Serena Ng, National Science Foundation

Topics in Analysis of Big Data and Complex Models

The proposed research seeks to provide researchers with new methods to study economic issues of current interest, making effective use of big datasets that are only recently available. The projects deal with issues in data preprocessing, estimation, and hypothesis testing. The emphasis is on methods with broad applicability and that can be put to practical use. The proposed research is also multidisciplinary, combining methodologies from statistics with those from computer science, while providing methods for empirical researchers from any field that uses statistical methods on massive data sets. The proposed research consists of three projects. The first project develops methods for efficient and effective analysis of big data for the purpose of understanding micro and macroeconomic phenomenon.
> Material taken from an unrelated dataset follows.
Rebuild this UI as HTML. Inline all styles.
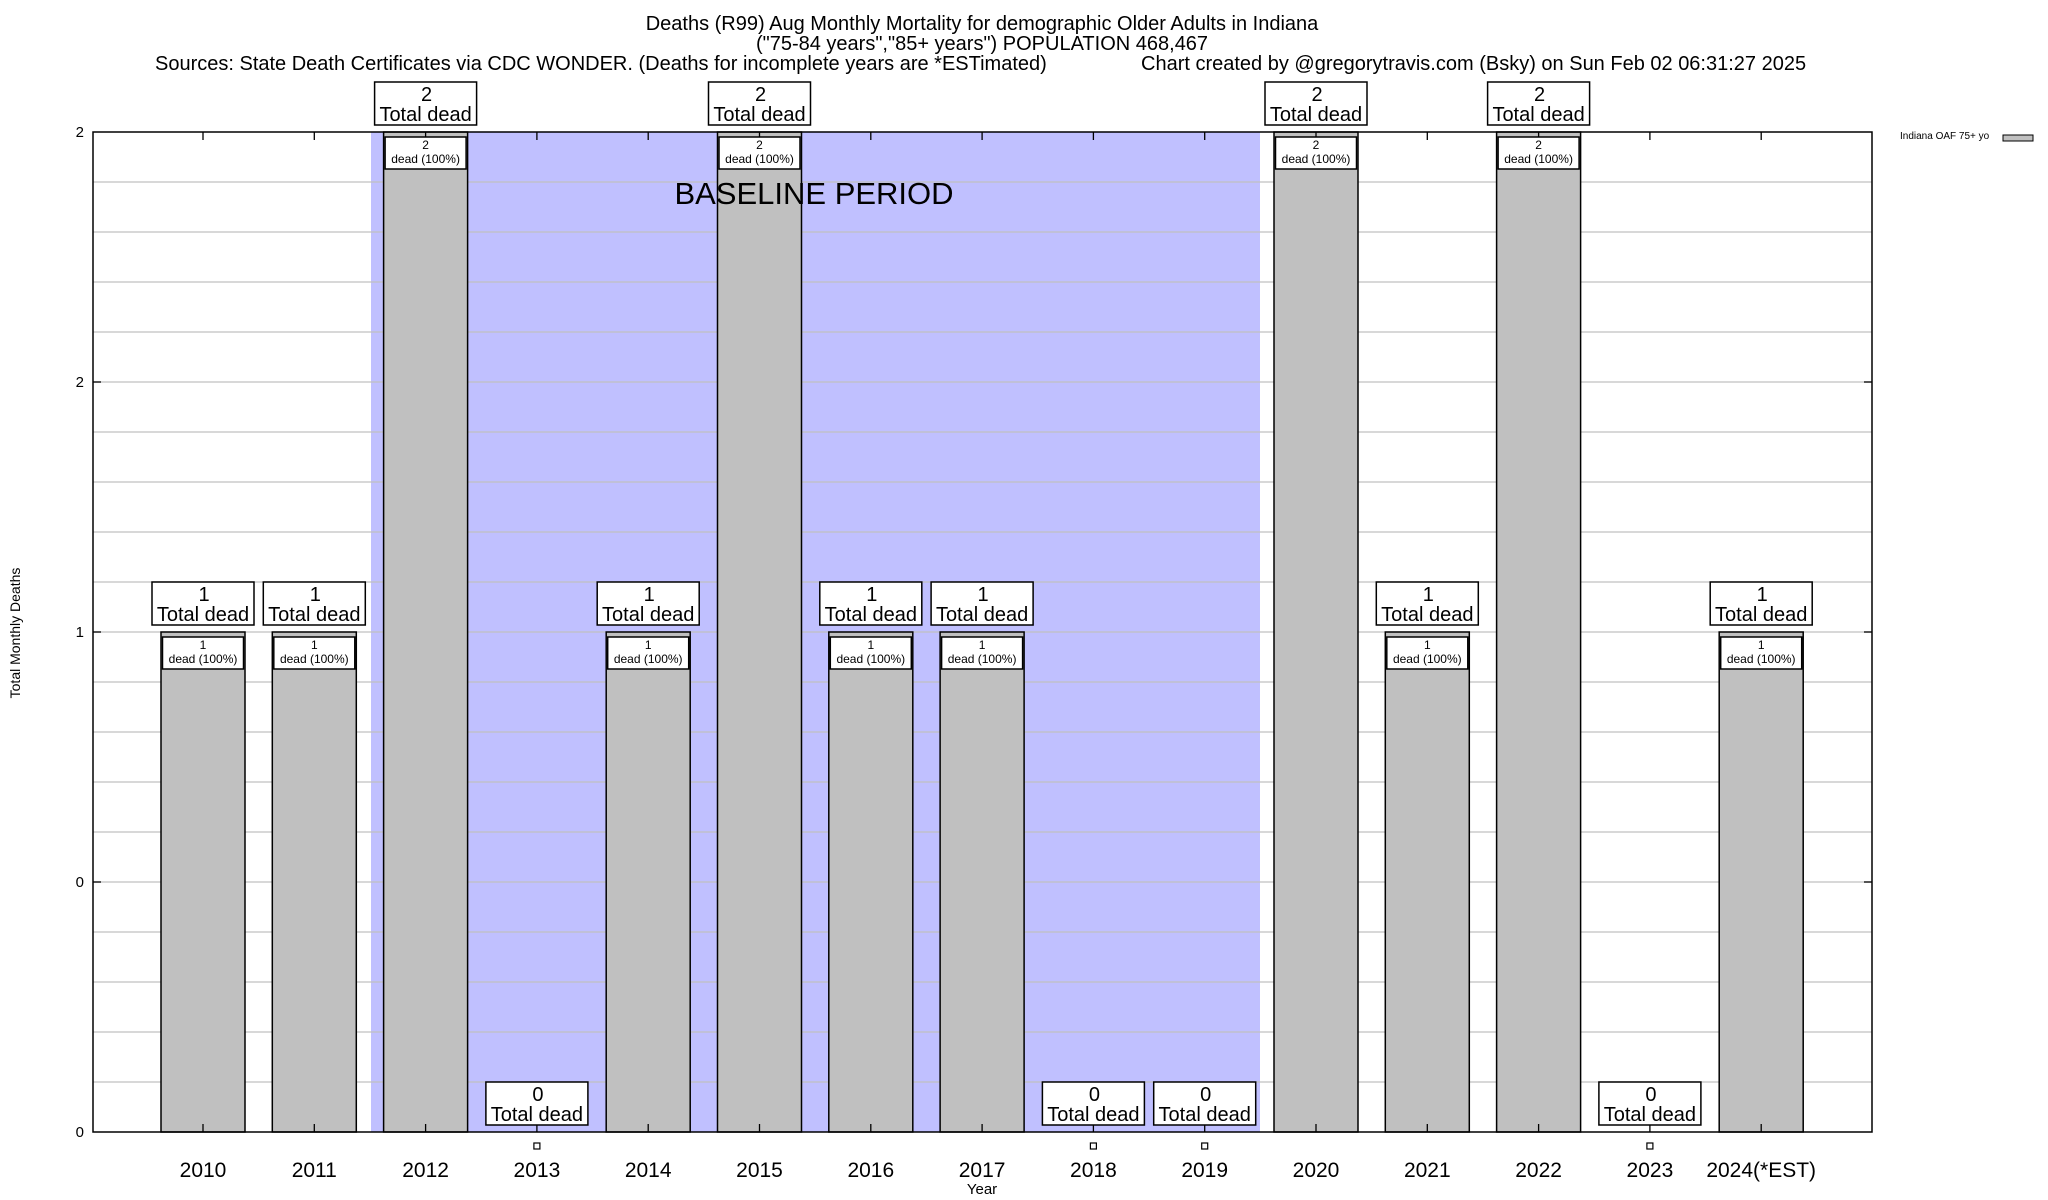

While datasets that are terabytes in size are increasingly available, resource constraints often make it necessary to study a smaller set of observations, which raises the question about how to form subsamples. The investigator will develop methods that can efficiently use large datasets, while preserving data features valuable to economic analysis. The second project provides frequentist tools to assess sensitivity of the estimation results to model assumptions and features of the data, which will be particularly useful to assess the results from complex structural models. The third project will assess whether uncertainty is a cause or a consequence of economic fluctuations. Given that there is no ideal instrument to distinguish uncertainty shocks from real activity shocks, the investigator will develop an iterative method that would purge the unwarranted variations from a potentially invalid instrument in order to arrive at a valid instrument. This generated external IV procedure can generally be used in applications when no valid instrument is available.